3 classes of 1h15 each, tentatively organized as follows.

  • Lecture 1 (4/9) An overview of optimal transport.
    Monge and Kantorovich problems; Kantorovich duality; Brenier's theorem and existence of optimal maps; Wasserstein distances and spaces; some notions about curves and geodesics in metric spaces; AC curves in Wp; geodesics in Wp; the Benamou-Brenier dynamical problem; duality for Benamou-Brenier.
  • Lecture 2 (5/9) Regularity via duality.
    First-order variational MFG. Eulerian and Lagrangian formulations. Equivalences between optimality and equilibrium: formal derivation of the MFG system in the Eulerian framewrok, rigorous derivation of the optimality of a.e. trajectory in the Lagrangian one. Need for regularity and/or summability. Methods for Sobolev regularity based on duality.
  • Lecture 3 (6/9) Regularity via OT and time-discretization.
    Time-discretization of minimal action problems. Flow interchange and geodesic convexity. L estimates.
  • References:

    For a general introduction to variational first-order MFG with local coupling, see this survey paper.

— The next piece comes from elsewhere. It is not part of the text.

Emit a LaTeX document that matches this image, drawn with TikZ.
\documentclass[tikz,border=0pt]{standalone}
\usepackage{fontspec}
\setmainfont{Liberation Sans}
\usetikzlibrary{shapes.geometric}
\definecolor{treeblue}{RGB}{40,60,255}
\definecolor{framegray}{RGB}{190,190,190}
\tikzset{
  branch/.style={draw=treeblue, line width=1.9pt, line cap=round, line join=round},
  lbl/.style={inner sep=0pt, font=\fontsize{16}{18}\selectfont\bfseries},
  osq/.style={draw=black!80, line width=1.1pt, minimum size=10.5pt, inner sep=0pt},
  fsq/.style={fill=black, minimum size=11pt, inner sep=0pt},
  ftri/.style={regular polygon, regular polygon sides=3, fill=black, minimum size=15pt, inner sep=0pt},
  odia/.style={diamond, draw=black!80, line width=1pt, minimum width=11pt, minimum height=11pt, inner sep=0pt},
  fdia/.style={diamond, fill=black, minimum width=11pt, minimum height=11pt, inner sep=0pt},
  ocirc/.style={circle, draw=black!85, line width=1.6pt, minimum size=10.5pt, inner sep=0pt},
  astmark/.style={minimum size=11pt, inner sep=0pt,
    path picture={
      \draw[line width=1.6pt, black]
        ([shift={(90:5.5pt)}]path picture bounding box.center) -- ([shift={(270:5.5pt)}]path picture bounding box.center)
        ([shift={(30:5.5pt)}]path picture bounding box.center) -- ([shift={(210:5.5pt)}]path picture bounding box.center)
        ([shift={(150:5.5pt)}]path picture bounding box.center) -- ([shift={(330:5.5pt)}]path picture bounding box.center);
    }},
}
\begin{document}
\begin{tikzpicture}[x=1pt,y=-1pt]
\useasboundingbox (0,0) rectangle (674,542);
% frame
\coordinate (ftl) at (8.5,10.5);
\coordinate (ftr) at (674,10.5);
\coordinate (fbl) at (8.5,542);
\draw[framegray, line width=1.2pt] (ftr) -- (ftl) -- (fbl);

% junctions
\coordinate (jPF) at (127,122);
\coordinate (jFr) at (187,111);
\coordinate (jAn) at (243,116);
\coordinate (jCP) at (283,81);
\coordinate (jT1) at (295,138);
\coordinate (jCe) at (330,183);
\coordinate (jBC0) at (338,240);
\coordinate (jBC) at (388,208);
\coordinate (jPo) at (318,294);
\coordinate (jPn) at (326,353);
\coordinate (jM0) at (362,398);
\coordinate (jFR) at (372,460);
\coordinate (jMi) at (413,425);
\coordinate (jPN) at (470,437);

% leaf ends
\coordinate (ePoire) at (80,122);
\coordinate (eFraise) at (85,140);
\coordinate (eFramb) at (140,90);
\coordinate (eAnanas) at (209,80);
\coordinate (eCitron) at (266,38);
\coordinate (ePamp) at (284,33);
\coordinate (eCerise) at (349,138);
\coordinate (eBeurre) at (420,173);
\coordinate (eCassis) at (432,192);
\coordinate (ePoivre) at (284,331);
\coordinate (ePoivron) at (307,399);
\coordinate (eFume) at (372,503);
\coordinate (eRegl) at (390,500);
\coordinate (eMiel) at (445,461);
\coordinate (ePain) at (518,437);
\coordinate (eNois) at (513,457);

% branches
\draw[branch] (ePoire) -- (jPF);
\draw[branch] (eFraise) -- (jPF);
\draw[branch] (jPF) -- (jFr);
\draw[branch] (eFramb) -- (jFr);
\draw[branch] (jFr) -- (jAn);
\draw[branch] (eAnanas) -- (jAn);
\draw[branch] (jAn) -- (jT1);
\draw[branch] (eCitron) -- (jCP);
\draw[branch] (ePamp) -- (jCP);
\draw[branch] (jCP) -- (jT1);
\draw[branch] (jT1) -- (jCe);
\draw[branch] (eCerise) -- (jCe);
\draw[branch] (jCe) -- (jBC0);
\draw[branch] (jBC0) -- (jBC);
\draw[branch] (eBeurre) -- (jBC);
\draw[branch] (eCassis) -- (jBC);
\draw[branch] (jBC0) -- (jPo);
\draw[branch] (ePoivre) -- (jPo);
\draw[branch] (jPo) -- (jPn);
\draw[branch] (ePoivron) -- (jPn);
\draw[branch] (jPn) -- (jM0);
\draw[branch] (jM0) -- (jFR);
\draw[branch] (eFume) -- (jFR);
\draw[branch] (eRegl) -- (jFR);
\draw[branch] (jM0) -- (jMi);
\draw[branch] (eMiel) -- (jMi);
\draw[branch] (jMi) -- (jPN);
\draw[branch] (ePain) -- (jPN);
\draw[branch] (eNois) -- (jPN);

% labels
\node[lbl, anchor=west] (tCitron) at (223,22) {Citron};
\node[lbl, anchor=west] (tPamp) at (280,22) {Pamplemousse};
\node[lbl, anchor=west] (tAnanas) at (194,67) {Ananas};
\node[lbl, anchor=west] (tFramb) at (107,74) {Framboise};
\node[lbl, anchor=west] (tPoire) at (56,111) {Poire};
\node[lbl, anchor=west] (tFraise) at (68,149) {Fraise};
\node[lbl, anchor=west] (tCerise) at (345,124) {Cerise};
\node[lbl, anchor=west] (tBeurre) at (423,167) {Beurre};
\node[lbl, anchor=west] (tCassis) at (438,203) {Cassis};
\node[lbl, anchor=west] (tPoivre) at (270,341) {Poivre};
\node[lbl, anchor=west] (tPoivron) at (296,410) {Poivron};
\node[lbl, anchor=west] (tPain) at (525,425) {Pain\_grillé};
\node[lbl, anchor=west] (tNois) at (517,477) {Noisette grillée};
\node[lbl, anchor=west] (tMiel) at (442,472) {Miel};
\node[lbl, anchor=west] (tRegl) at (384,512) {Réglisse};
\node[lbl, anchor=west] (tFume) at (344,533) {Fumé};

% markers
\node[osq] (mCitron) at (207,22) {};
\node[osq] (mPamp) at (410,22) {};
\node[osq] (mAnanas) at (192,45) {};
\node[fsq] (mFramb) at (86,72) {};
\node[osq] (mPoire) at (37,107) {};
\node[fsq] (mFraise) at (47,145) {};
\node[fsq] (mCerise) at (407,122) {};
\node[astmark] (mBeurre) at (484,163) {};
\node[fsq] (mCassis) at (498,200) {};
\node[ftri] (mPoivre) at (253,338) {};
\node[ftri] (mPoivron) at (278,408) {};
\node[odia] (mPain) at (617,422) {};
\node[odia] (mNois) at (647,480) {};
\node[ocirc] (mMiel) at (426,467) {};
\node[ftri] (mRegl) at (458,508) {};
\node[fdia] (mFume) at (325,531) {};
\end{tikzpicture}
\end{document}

    All the material covered in Lecture 1 is contained in the recent book Optimal Transport for Applied Mathematicians (OTAM; see here or here for a non-official version), and in particular in Sections 1.1, 1.2, 1.3, 5.1, 5.2, 5.3, 5.4, 6.1.

    For Lecture 2, see this paper on regularity via duality for MFG. For general ideas about regularity via duality, you can also look at this other paper, and for the proof of the equilibrium as an optimality condition in the Lagrangian model, at Section 7 of this other paper (which deals with a more delicate situation, that of density constraints).

    For Lecture 3, see this other paper. For the first-order variation of the Wasserstein distance, see Section 7.2.2 of OTAM, and for geodesic convexity see Section 7.3.2.

    Of course, there are more classical references for optimal transport: the first book by Cédric Villani Topics in Optimal Transportation (Am. Math. Soc., GSM, 2003) on the general theory, and Gradient Flows in Metric Spaces and in the Space of Probabiliy Measures, by Luigi Ambrosio, Nicola Gigli and Giuseppe Savaré (Birkhäuser, 2005).